■ **Raw data**
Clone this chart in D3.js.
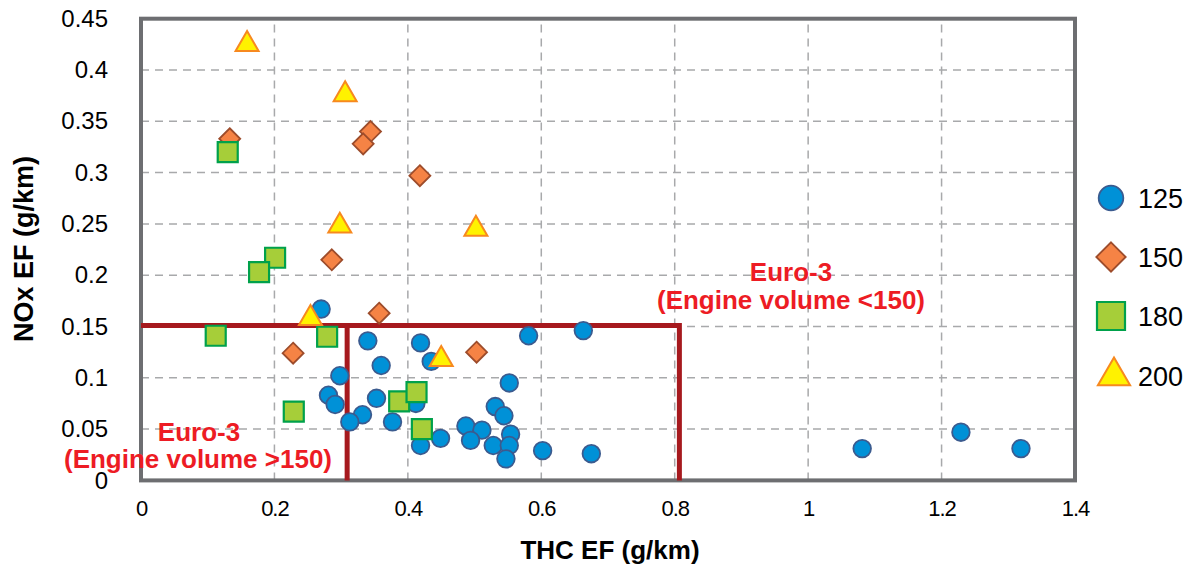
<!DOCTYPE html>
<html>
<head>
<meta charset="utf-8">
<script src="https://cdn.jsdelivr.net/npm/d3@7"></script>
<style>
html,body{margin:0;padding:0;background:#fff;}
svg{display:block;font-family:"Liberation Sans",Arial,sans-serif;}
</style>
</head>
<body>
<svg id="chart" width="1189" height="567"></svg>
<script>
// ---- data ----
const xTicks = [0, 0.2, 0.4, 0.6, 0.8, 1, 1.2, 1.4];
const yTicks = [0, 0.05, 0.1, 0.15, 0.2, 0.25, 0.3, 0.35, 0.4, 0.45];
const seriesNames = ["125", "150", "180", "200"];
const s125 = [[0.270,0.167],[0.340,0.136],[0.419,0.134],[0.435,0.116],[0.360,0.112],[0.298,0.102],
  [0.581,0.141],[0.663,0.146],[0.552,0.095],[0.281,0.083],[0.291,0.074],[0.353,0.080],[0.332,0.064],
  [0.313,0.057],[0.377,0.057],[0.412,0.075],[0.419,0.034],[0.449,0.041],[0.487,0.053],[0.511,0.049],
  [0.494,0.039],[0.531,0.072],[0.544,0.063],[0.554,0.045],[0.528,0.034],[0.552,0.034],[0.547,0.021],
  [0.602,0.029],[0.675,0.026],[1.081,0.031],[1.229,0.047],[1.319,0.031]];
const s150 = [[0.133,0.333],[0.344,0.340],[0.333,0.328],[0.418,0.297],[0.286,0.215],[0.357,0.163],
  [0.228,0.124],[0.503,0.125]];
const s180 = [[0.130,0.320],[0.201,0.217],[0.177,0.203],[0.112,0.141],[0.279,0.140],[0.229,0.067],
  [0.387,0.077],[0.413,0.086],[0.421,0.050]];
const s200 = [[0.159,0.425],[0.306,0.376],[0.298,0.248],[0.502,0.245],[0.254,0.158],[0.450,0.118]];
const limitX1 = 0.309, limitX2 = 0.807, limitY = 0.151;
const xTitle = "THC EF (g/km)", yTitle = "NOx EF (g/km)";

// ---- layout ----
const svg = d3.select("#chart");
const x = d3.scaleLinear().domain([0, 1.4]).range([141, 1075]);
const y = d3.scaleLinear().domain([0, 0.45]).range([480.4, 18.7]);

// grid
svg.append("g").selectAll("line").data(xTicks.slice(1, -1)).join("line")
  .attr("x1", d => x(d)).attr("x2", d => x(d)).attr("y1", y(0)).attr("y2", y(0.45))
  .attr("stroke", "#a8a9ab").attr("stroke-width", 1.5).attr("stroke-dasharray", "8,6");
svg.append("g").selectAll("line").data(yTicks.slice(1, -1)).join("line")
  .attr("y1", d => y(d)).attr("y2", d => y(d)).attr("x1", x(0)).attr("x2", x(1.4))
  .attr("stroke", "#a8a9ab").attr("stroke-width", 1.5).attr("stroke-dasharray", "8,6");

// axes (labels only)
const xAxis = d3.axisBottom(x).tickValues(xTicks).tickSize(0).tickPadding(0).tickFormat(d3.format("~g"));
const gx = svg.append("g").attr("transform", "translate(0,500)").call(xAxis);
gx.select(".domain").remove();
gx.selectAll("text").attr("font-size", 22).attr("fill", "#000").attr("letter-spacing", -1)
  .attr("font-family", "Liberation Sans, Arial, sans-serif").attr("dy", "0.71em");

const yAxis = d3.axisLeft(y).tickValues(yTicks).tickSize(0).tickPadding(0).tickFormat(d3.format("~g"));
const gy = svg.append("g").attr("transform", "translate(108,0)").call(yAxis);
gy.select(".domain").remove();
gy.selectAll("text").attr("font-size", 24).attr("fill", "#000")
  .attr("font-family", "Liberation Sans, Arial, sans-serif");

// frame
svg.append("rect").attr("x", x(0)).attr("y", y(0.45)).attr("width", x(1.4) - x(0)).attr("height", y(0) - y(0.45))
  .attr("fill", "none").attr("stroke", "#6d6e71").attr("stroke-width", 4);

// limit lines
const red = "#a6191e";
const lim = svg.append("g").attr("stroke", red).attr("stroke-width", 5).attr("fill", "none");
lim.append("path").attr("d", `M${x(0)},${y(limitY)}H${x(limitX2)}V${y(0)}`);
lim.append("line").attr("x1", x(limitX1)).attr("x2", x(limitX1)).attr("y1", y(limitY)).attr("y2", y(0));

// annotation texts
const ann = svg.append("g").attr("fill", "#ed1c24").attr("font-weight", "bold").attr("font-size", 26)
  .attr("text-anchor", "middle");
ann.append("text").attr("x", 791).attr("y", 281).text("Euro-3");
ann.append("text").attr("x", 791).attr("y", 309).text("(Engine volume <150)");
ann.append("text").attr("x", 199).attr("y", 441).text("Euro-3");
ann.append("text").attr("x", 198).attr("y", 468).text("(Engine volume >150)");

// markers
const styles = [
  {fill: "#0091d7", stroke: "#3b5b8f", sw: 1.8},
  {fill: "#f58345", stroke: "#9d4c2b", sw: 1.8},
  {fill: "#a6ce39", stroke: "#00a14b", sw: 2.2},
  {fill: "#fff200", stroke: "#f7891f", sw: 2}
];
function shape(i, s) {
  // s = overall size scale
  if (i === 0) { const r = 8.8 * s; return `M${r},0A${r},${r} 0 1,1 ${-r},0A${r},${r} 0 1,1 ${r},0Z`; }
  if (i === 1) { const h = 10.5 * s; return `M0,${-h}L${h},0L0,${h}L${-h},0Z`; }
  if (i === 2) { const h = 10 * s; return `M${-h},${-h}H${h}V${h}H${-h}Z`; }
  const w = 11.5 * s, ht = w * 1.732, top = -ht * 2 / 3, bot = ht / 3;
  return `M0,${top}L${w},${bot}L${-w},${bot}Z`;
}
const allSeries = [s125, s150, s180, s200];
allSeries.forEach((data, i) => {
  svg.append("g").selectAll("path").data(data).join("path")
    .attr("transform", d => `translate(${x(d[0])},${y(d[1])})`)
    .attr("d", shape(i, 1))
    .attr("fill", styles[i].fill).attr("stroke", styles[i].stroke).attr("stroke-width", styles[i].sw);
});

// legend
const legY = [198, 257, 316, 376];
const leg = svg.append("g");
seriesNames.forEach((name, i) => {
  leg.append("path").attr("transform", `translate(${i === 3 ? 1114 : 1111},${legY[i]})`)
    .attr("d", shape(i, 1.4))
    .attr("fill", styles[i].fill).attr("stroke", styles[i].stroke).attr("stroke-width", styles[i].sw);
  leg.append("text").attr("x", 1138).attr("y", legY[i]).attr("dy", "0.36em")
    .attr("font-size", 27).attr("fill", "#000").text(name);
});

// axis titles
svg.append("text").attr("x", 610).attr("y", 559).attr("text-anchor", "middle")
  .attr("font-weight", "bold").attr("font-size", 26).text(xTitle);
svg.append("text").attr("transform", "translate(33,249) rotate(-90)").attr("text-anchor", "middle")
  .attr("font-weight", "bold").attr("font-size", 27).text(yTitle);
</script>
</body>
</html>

■ **Written request**
Give again, exactly, the lines from the start of the data through the one holding "d3.scaleLinear().domain([0, 0.45]).range([480.4, 18.7]);"; omit the pictures.

■ **Full response**
Clone this chart in D3.js.
<!DOCTYPE html>
<html>
<head>
<meta charset="utf-8">
<script src="https://cdn.jsdelivr.net/npm/d3@7"></script>
<style>
html,body{margin:0;padding:0;background:#fff;}
svg{display:block;font-family:"Liberation Sans",Arial,sans-serif;}
</style>
</head>
<body>
<svg id="chart" width="1189" height="567"></svg>
<script>
// ---- data ----
const xTicks = [0, 0.2, 0.4, 0.6, 0.8, 1, 1.2, 1.4];
const yTicks = [0, 0.05, 0.1, 0.15, 0.2, 0.25, 0.3, 0.35, 0.4, 0.45];
const seriesNames = ["125", "150", "180", "200"];
const s125 = [[0.270,0.167],[0.340,0.136],[0.419,0.134],[0.435,0.116],[0.360,0.112],[0.298,0.102],
  [0.581,0.141],[0.663,0.146],[0.552,0.095],[0.281,0.083],[0.291,0.074],[0.353,0.080],[0.332,0.064],
  [0.313,0.057],[0.377,0.057],[0.412,0.075],[0.419,0.034],[0.449,0.041],[0.487,0.053],[0.511,0.049],
  [0.494,0.039],[0.531,0.072],[0.544,0.063],[0.554,0.045],[0.528,0.034],[0.552,0.034],[0.547,0.021],
  [0.602,0.029],[0.675,0.026],[1.081,0.031],[1.229,0.047],[1.319,0.031]];
const s150 = [[0.133,0.333],[0.344,0.340],[0.333,0.328],[0.418,0.297],[0.286,0.215],[0.357,0.163],
  [0.228,0.124],[0.503,0.125]];
const s180 = [[0.130,0.320],[0.201,0.217],[0.177,0.203],[0.112,0.141],[0.279,0.140],[0.229,0.067],
  [0.387,0.077],[0.413,0.086],[0.421,0.050]];
const s200 = [[0.159,0.425],[0.306,0.376],[0.298,0.248],[0.502,0.245],[0.254,0.158],[0.450,0.118]];
const limitX1 = 0.309, limitX2 = 0.807, limitY = 0.151;
const xTitle = "THC EF (g/km)", yTitle = "NOx EF (g/km)";

// ---- layout ----
const svg = d3.select("#chart");
const x = d3.scaleLinear().domain([0, 1.4]).range([141, 1075]);
const y = d3.scaleLinear().domain([0, 0.45]).range([480.4, 18.7]);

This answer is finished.